• Laverne Banderk

No Milk? No Problem!

Updated: Oct 3, 2019

For the first nine years of her life, my daughter was an avid milk drinker.  Warm milk, mind you, but still milk at every meal.   We never had to bribe her or remind her to drink her milk, it was pretty much gone as soon as we poured it for her.  But then, just after she turned nine, she began having some stomach troubles, often complaining of a tummy ache, causing her to miss out on things because either her stomach was bothering her or she was worried that it would start to act up.  She insisted that the cause wasn't because she was worrying about something, and that everything was fine at school and with her friends, which we confirmed with her teachers, so we decided we needed to take a closer look at her diet.  We took her off dairy for a few weeks, and even had her tested for celiac disease.  But, quickly discovered it wasn't gluten or dairy that was bothering her stomach, as the stomach aches continued despite testing negative for celiac disease and the removal of dairy from her diet.


We put her back on dairy and gluten, and over time the stomach aches just stopped and haven't returned. When we ask her about it now, she admits that maybe she was just anxious or worried about something that at the time she just wasn't able to explain or verbalize to us, and that was causing the tummy aches.  However, despite returning to her regular diet, she has never returned to drinking milk (other than a little bit in cereal).  She refuses to drink it as well as any other nut or plant-based milks.  Her explanation is that she just doesn't like it anymore, but we're pretty sure part of her is convinced the milk was causing her stomach aches.

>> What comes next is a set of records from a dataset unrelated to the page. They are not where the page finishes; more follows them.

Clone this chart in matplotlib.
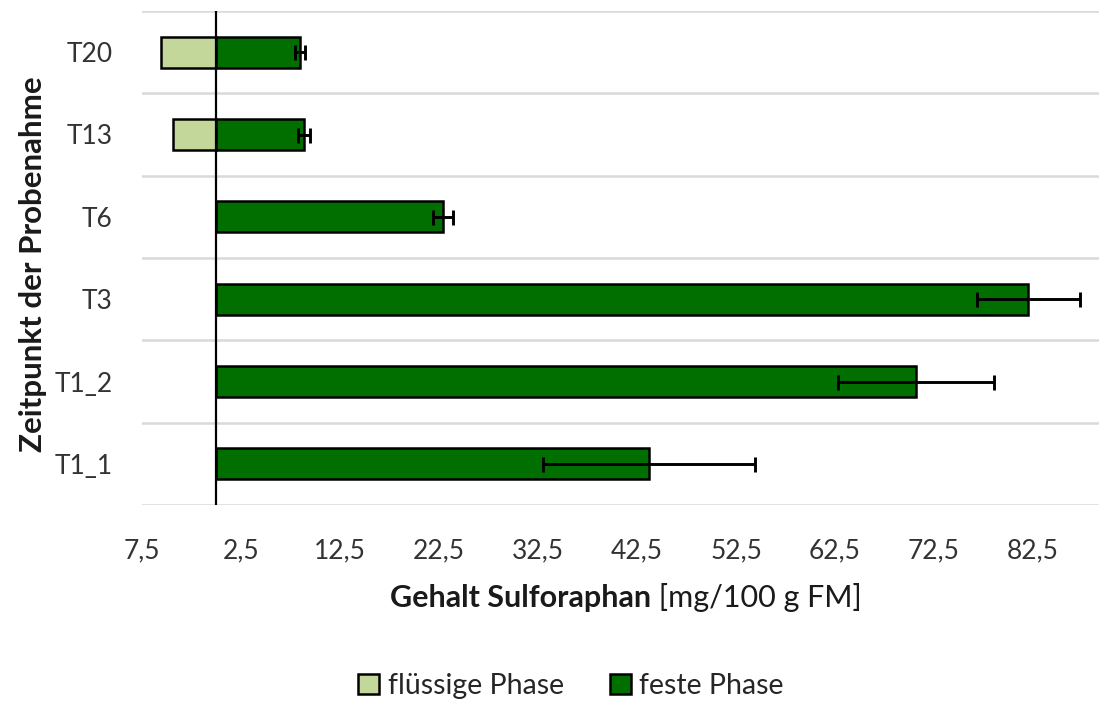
import numpy as np
import matplotlib.pyplot as plt
from matplotlib.ticker import FuncFormatter
from matplotlib.patches import Patch

plt.rcParams['font.family'] = ['Lato', 'DejaVu Sans']

# Probenahme-Zeitpunkte (von unten nach oben)
zeitpunkte = ['T1_1', 'T1_2', 'T3', 'T6', 'T13', 'T20']
fest = [43.7, 70.7, 82.0, 22.9, 8.9, 8.5]
fest_sd = [10.7, 7.9, 5.2, 1.0, 0.6, 0.5]
fluessig = [0, 0, 0, 0, -4.4, -5.6]
ticks = [-7.5, 2.5, 12.5, 22.5, 32.5, 42.5, 52.5, 62.5, 72.5, 82.5]

hell = '#c4d79b'
dunkel = '#006f00'

fig = plt.figure(figsize=(10.99, 7.04), dpi=100)
ax = fig.add_axes([142/1099, 1-505/704, 1-142/1099, (505-11)/704])

y = np.arange(len(zeitpunkte))
h = 0.375
ax.barh(y, fluessig, height=h, color=hell, edgecolor='black', linewidth=1.8, zorder=3)
ax.barh(y, fest, height=h, color=dunkel, edgecolor='black', linewidth=1.8, zorder=3)
ax.errorbar(fest, y, xerr=fest_sd, fmt='none', ecolor='black', elinewidth=2.1,
            capsize=5.4, capthick=2.1, zorder=4)

ax.axvline(0, color='black', lw=1.6, zorder=5)
ax.set_ylim(-0.5, len(zeitpunkte) - 0.5)
ax.set_xlim(-7.5, -7.5 + (1099 - 142) / 9.9)
for b in np.arange(-0.5, len(zeitpunkte)):
    ax.axhline(b, color='#d9d9d9', lw=1.8, zorder=1)

ax.set_yticks(y)
ax.set_yticklabels(zeitpunkte)
ax.set_xticks(ticks)
ax.xaxis.set_major_formatter(FuncFormatter(lambda v, p: f'{abs(v):.1f}'.replace('.', ',')))
ax.tick_params(axis='both', length=0, labelsize=19, labelcolor='#333333')
ax.tick_params(axis='y', pad=21)
ax.tick_params(axis='x', pad=24)
for s in ax.spines.values():
    s.set_visible(False)

# Achsentitel: fetter Teil plus Einheit
t1 = fig.text(651/1099, 1-598/704, 'Gehalt Sulforaphan', fontsize=22, fontweight='bold',
              ha='right', va='center', color='#1a1a1a')
ax.annotate(' [mg/100 g FM]', xy=(1, 0.5), xycoords=t1, ha='left', va='center',
            fontsize=22, color='#1a1a1a', annotation_clip=False)
fig.text(33/1099, 1-264/704, 'Zeitpunkt der Probenahme', fontsize=22.5, fontweight='bold',
         rotation=90, ha='center', va='center', color='#1a1a1a')

handles = [Patch(facecolor=hell, edgecolor='black', linewidth=1.8, label='flüssige Phase'),
           Patch(facecolor=dunkel, edgecolor='black', linewidth=1.8, label='feste Phase')]
fig.legend(handles=handles, loc='center', bbox_to_anchor=(571/1099, 1-686/704), ncol=2,
           frameon=False, fontsize=20.5, handlelength=0.75, handleheight=0.75,
           handletextpad=0.3, columnspacing=1.6, labelcolor='#262626')

fig.savefig('out.png', dpi=100)
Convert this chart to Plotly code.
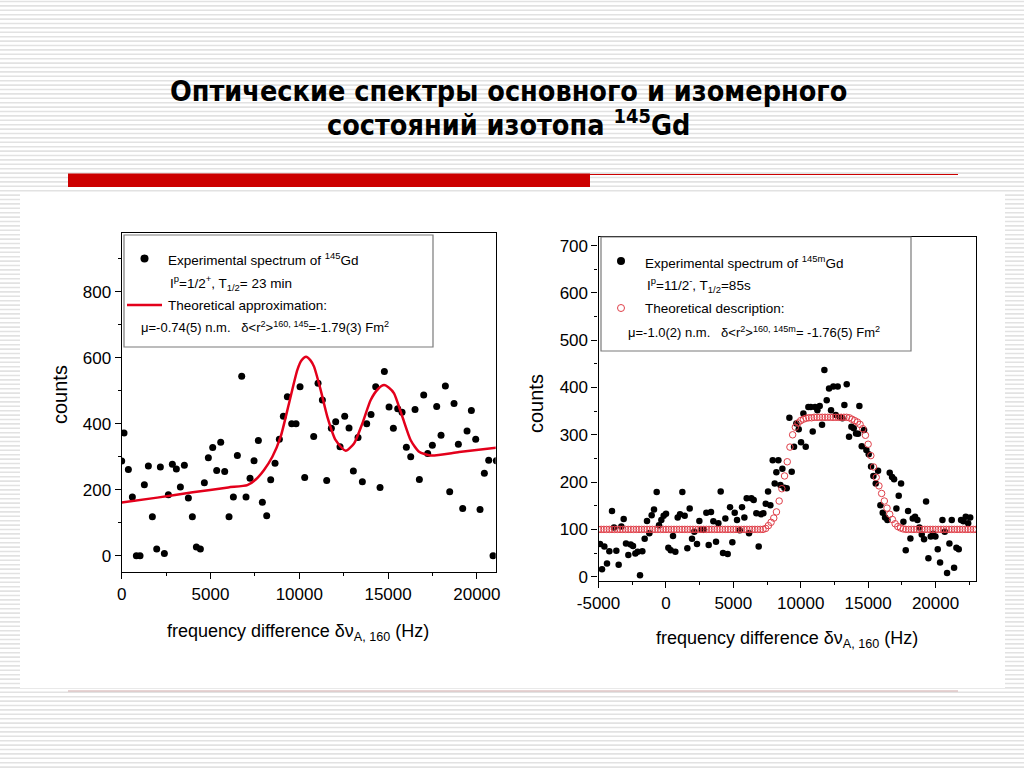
import plotly.graph_objects as go

# ---------------- data ----------------
# left panel: ground state 145Gd
left_x = [0, 131, 375, 600, 826, 1032, 1276, 1502, 1727, 1971,
          2177, 2403, 2628, 2853, 3078, 3304, 3529, 3754, 3979, 4205,
          4430, 4655, 4880, 5124, 5349, 5575, 5800, 6044, 6288, 6513,
          6757, 7001, 7226, 7452, 7696, 7921, 8165, 8390, 8634, 8878,
          9103, 9328, 9572, 9816, 10042, 10305, 10812, 11056, 11300, 11544,
          11806, 12050, 12294, 12557, 12801, 13045, 13308, 13552, 13796, 14040,
          14303, 14547, 14791, 15054, 15298, 15542, 15786, 16030, 16274, 16518,
          16762, 17006, 17231, 17494, 17738, 17982, 18226, 18470, 18714, 18958,
          19202, 19446, 19690, 19934, 20178, 20422, 20666, 20910, 21098]
left_y = [287, 372, 261, 178, 0, 0, 215, 272, 118, 20,
          269, 7, 185, 277, 263, 208, 274, 175, 118, 26,
          20, 221, 297, 328, 258, 344, 255, 118, 178, 304,
          544, 178, 235, 288, 349, 162, 121, 230, 280, 353,
          423, 482, 400, 400, 512, 237, 361, 523, 472, 228,
          386, 406, 330, 423, 387, 257, 358, 224, 400, 428,
          512, 207, 558, 451, 386, 445, 435, 329, 300, 443,
          231, 487, 310, 335, 452, 365, 514, 194, 461, 338,
          143, 378, 440, 353, 140, 250, 289, 0, 288]

fit_x = [0, 2000, 4000, 6000, 7076, 7546, 8015, 8484, 8953, 9423, 9892, 10130,
         10380, 10630, 10830, 11206, 11581, 12050, 12613, 13083, 13552, 14022,
         14450, 14773, 15050, 15336, 15805, 16274, 16743, 17400, 19000, 21097]
fit_y = [161, 176, 192, 207, 214, 231, 260, 300, 361, 462, 563, 592,
         603, 592, 573, 502, 421, 350, 318, 340, 401, 472,
         506, 517, 509, 492, 421, 350, 315, 304, 314, 327]

# right panel: isomer 145mGd
right_x = [-4889, -4740, -4567, -4369, -4196, -3998, -3850, -3677, -3504, -3306,
           -3133, -2960, -2787, -2614, -2440, -2267, -2094, -1921, -1748, -1575,
           -1402, -1229, -1056, -883, -685, -512, -339, -166, 8, 181,
           354, 527, 700, 873, 1046, 1219, 1392, 1590, 1763, 1936,
           2109, 2307, 2480, 2654, 2827, 3000, 3173, 3346, 3519, 3717,
           3890, 4063, 4236, 4409, 4583, 4756, 4929, 5102, 5275, 5473,
           5646, 5819, 5992, 6165, 6338, 6511, 6709, 6882, 7055, 7229,
           7402, 7575, 7748, 7921, 8070, 8193, 8342, 8490, 8639, 8787,
           8960, 9158, 9331, 9504, 9677, 9850, 10023, 10197, 10370, 10568,
           10741, 10889, 11062, 11235, 11408, 11581, 11754, 11927, 12100, 12249,
           12422, 12595, 12743, 12917, 13090, 13238, 13411, 13584, 13757, 13930,
           14103, 14252, 14351, 14524, 14697, 14870, 15043, 15216, 15389, 15562,
           15736, 15909, 16082, 16255, 16428, 16601, 16775, 16923, 17096, 17269,
           17442, 17615, 17789, 17962, 18135, 18308, 18481, 18654, 18802, 18975,
           19148, 19297, 19470, 19643, 19816, 19990, 20163, 20336, 20509, 20682,
           20855, 21028, 21201, 21374, 21547, 21720, 21893, 22066, 22239, 22420,
           22570]
right_y = [69, 16, 64, 28, 54, 139, 104, 55, 25, 106,
           122, 70, 46, 68, 65, 49, 53, 3, 54, 80,
           118, 92, 130, 142, 179, 109, 120, 129, 133, 61,
           56, 86, 53, 125, 132, 179, 129, 60, 144, 80,
           95, 69, 118, 99, 99, 135, 67, 137, 117, 74,
           113, 180, 50, 123, 48, 147, 73, 135, 120, 98,
           147, 125, 166, 92, 166, 162, 134, 64, 132, 134,
           154, 180, 151, 246, 197, 221, 246, 194, 228, 188,
           187, 336, 222, 275, 324, 312, 284, 345, 275, 359,
           359, 307, 359, 352, 361, 321, 437, 373, 398, 352,
           402, 342, 402, 337, 335, 363, 407, 296, 317, 314,
           303, 302, 361, 276, 310, 268, 259, 233, 213, 197,
           224, 151, 135, 125, 120, 220, 211, 206, 144, 171,
           197, 116, 56, 139, 81, 123, 127, 120, 104, 89,
           79, 159, 39, 85, 91, 85, 58, 30, 120, 95,
           8, 70, 120, 19, 61, 58, 120, 117, 127, 113,
           125]

theory_x = [-5000, -4800, -4600, -4400, -4200, -4000, -3800, -3600, -3400, -3200,
            -3000, -2800, -2600, -2400, -2200, -2000, -1800, -1600, -1400, -1200,
            -1000, -800, -600, -400, -200, 0, 200, 400, 600, 800,
            1000, 1200, 1400, 1600, 1800, 2000, 2200, 2400, 2600, 2800,
            3000, 3200, 3400, 3600, 3800, 4000, 4200, 4400, 4600, 4800,
            5000, 5200, 5400, 5600, 5800, 6000, 6200, 6400, 6600, 6800,
            7000, 7200, 7400, 7600, 7800, 8000, 8200, 8400, 8600, 8800,
            9000, 9200, 9400, 9600, 9800, 10000, 10200, 10400, 10600, 10800,
            11000, 11200, 11400, 11600, 11800, 12000, 12200, 12400, 12600, 12800,
            13000, 13200, 13400, 13600, 13800, 14000, 14200, 14400, 14600, 14800,
            15000, 15200, 15400, 15600, 15800, 16000, 16200, 16400, 16600, 16800,
            17000, 17200, 17400, 17600, 17800, 18000, 18200, 18400, 18600, 18800,
            19000, 19200, 19400, 19600, 19800, 20000, 20200, 20400, 20600, 20800,
            21000, 21200, 21400, 21600, 21800, 22000, 22200, 22400, 22600, 22800,
            23000]
theory_y = [100, 100, 100, 100, 100, 100, 100, 100, 100, 100,
            100, 100, 100, 100, 100, 100, 100, 100, 100, 100,
            100, 100, 100, 100, 100, 100, 100, 100, 100, 100,
            100, 100, 100, 100, 100, 100, 100, 100, 100, 100,
            100, 100, 100, 100, 100, 100, 100, 100, 100, 100,
            100, 100, 100, 100, 100, 100, 100, 100, 100, 100,
            100, 100, 102, 108, 115, 124, 137, 160, 186, 213,
            243, 274, 300, 316, 325, 330, 333, 335, 336, 336,
            337, 337, 337, 337, 337, 337, 337, 337, 337, 337,
            337, 337, 337, 336, 333, 330, 327, 322, 313, 299,
            280, 256, 232, 210, 192, 176, 160, 145, 132, 121,
            112, 106, 103, 101, 100, 100, 100, 100, 100, 100,
            100, 100, 100, 100, 100, 100, 100, 100, 100, 100,
            100, 100, 100, 100, 100, 100, 100, 100, 100, 100,
            100]

left_ticks = [0, 5000, 10000, 15000, 20000]
left_ticktext = ["0", "5000", "10000", "15000", "20000"]
right_ticks = [-5000, 0, 5000, 10000, 15000, 20000]
right_ticktext = ["-5000", "0", "5000", "10000", "15000", "20000"]

title_lines = ["Оптические спектры основного и изомерного",
               "состояний изотопа <sup>145</sup>Gd"]

# ---------------- helpers ----------------
W, H = 1024, 768
def px(x):
    return x / W
def py(y):
    return 1 - y / H

SANS = "Liberation Sans, Arial, sans-serif"
TITLEF = "DejaVu Sans Condensed, DejaVu Sans, Liberation Sans, sans-serif"
RED = "#e3001b"

fig = go.Figure()
fig.add_trace(go.Scatter(x=left_x, y=left_y, mode="markers",
                         marker=dict(color="black", size=7), xaxis="x", yaxis="y"))
fig.add_trace(go.Scatter(x=fit_x, y=fit_y, mode="lines",
                         line=dict(color=RED, width=2.5, shape="spline", smoothing=0.6),
                         xaxis="x", yaxis="y"))
fig.add_trace(go.Scatter(x=right_x, y=right_y, mode="markers",
                         marker=dict(color="black", size=6.5), xaxis="x2", yaxis="y2"))
fig.add_trace(go.Scatter(x=theory_x, y=theory_y, mode="markers",
                         marker=dict(symbol="circle-open", color="#e0404a", size=6.5,
                                     line=dict(width=1)),
                         xaxis="x2", yaxis="y2"))

common = dict(showline=True, linecolor="black", linewidth=1.2, mirror=True,
              ticks="outside", ticklen=6, tickwidth=1.2, tickcolor="black",
              showgrid=False, zeroline=False, automargin=False,
              tickfont=dict(family=SANS, size=17, color="black"))
minor_common = dict(ticks="outside", ticklen=3, tickwidth=1.2, tickcolor="black")

fig.update_layout(
    width=W, height=H, margin=dict(l=0, r=0, t=0, b=0, pad=0),
    paper_bgcolor="white", plot_bgcolor="white", showlegend=False,
    xaxis=dict(domain=[px(121.7), px(495.7)], range=[0, 21060], anchor="y",
               tickmode="array", tickvals=left_ticks, ticktext=left_ticktext,
               minor=dict(dtick=2500, tick0=0, **minor_common), **common),
    yaxis=dict(domain=[py(572), py(233)], range=[-49.4, 978], anchor="x",
               dtick=200, tick0=0,
               minor=dict(dtick=100, tick0=0, **minor_common), **common),
    xaxis2=dict(domain=[px(598.5), px(976)], range=[-5000, 23000], anchor="y2",
                tickmode="array", tickvals=right_ticks, ticktext=right_ticktext,
                minor=dict(dtick=2500, tick0=0, **minor_common), **common),
    yaxis2=dict(domain=[py(581), py(237)], range=[-9.1, 718.2], anchor="x2",
                dtick=100, tick0=0,
                minor=dict(dtick=50, tick0=0, **minor_common), **common),
)

# ---------------- slide decoration ----------------
stripe_path = ""
yy = 1.5
while yy < H:
    stripe_path += f"M0,{py(yy):.5f} L1,{py(yy):.5f} "
    yy += 4.4
shapes = [
    dict(type="path", path=stripe_path, xref="paper", yref="paper",
         line=dict(color="#e2e2e2", width=1.6), layer="below"),
    dict(type="rect", x0=px(20), x1=px(1005), y0=py(688), y1=py(194),
         xref="paper", yref="paper", fillcolor="white", line=dict(width=0), layer="below"),
    dict(type="rect", x0=px(68), x1=px(590), y0=py(187), y1=py(173.5),
         xref="paper", yref="paper", fillcolor="#cc0000", line=dict(width=0), layer="below"),
    dict(type="line", x0=px(590), x1=px(958), y0=py(174.5), y1=py(174.5),
         xref="paper", yref="paper", line=dict(color="#cc0000", width=1.2), layer="below"),
    dict(type="line", x0=px(68), x1=px(958), y0=py(691), y1=py(691),
         xref="paper", yref="paper", line=dict(color="#cfaaaa", width=1.2), layer="below"),
    # legend boxes
    dict(type="rect", x0=px(124), x1=px(433), y0=py(347), y1=py(235),
         xref="paper", yref="paper", fillcolor="white", line=dict(color="#7a7a7a", width=1.2)),
    dict(type="rect", x0=px(601), x1=px(911), y0=py(351), y1=py(237),
         xref="paper", yref="paper", fillcolor="white", line=dict(color="#7a7a7a", width=1.2)),
    # legend symbols
    dict(type="circle", x0=px(140.5), x1=px(148.5), y0=py(262.5), y1=py(254.5),
         xref="paper", yref="paper", fillcolor="black", line=dict(width=0)),
    dict(type="line", x0=px(127), x1=px(162), y0=py(305), y1=py(305),
         xref="paper", yref="paper", line=dict(color=RED, width=2.5)),
    dict(type="circle", x0=px(617), x1=px(625), y0=py(265), y1=py(257),
         xref="paper", yref="paper", fillcolor="black", line=dict(width=0)),
    dict(type="circle", x0=px(617.5), x1=px(624.5), y0=py(311.5), y1=py(304.5),
         xref="paper", yref="paper", fillcolor="rgba(0,0,0,0)", line=dict(color="#e0404a", width=1)),
]
fig.update_layout(shapes=shapes)

NB = "\u00a0"
ann = []
def text(x, y, s, size=13.5, anchor="left", family=SANS, angle=0, bold=False):
    if bold:
        s = "<b>" + s + "</b>"
    ann.append(dict(x=px(x), y=py(y), xref="paper", yref="paper", text=s,
                    showarrow=False, xanchor=anchor, yanchor="middle", textangle=angle,
                    font=dict(family=family, size=size, color="black")))

text(508, 92, title_lines[0], size=28.5, anchor="center", family=TITLEF, bold=True)
text(508, 123, title_lines[1], size=28.5, anchor="center", family=TITLEF, bold=True)

text(166, 259, "Experimental spectrum of <sup>145</sup>Gd")
text(168, 283, "I<sup>p</sup>=1/2<sup>+</sup>, T<sub>1/2</sub>= 23 min")
text(166, 305, "Theoretical approximation:")
text(139, 327, "μ=-0.74(5) n.m." + NB * 3 + "δ&lt;r<sup>2</sup>&gt;<sup>160, 145</sup>=-1.79(3) Fm<sup>2</sup>", size=13)

text(643, 262, "Experimental spectrum of <sup>145m</sup>Gd")
text(645, 285, "I<sup>p</sup>=11/2<sup>-</sup>, T<sub>1/2</sub>=85s")
text(643, 308, "Theoretical description:")
text(626, 332, "μ=-1.0(2) n.m." + NB * 3 + "δ&lt;r<sup>2</sup>&gt;<sup>160, 145m</sup>= -1.76(5) Fm<sup>2</sup>", size=13)

text(298, 632, "frequency difference δν<sub>A, 160</sub> (Hz)", size=18, anchor="center")
text(787, 639, "frequency difference δν<sub>A, 160</sub> (Hz)", size=18, anchor="center")
text(60, 395, "counts", size=20, anchor="center", angle=-90)
text(536, 404, "counts", size=20, anchor="center", angle=-90)

fig.update_layout(annotations=ann)

fig.write_html("out.html", config={"displayModeBar": False},
               post_script="document.body.style.margin='0';")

So, how do you ensure that your child who refuses to drink milk is still getting their Recommended Dietary Allowance of calcium of 1,300 mg/day? You find other sources of calcium that they will eat or drink.  Luckily, she still enjoys other dairy products that provide her diet with some calcium:

  • yogurt

  • cheese

  • ice cream (although in limit amounts, of course)

Fruits and vegetables can also be good sources of calcium:

  • broccoli

  • kale

  • carrots

  • oranges

  • kiwi

  • berries

Nuts, such as almonds and walnuts, are also great sources of calcium that she enjoys and we have been trying to incorporate more into her diet.  And finally, some of the calcium in her diet comes from calcium-fortified foods/drinks or is added during food processing:

  • calcium-fortified orange juice

  • baked goods such as tortilla shells, breads and crackers


Fish consumed with bones is another good source of calcium, however, my daughter, as well as the rest of us, unfortunately, are not fish eaters. That's a whole other blog post - alternate sources of the very important omega-3 and omega-6 fatty acids!


A daily multi-vitamin, in addition to a vitamin D supplement, also helps increase her calcium intake.  It is important to note that vitamin D enhances calcium absorption.  When vitamin D is deficient, calcium absorption drops to about 10%.  Living in Canada, it is not uncommon for us to have a vitamin D deficiency, especially during the winter months when our exposure to the sun is much less than in the summer.


So, if you have a child (or an adult) in your life that refuses to drink any type of milk, there is no need to worry about their calcium consumption as long as you are providing them with other sources of calcium that they enjoy and are happy to eat or drink.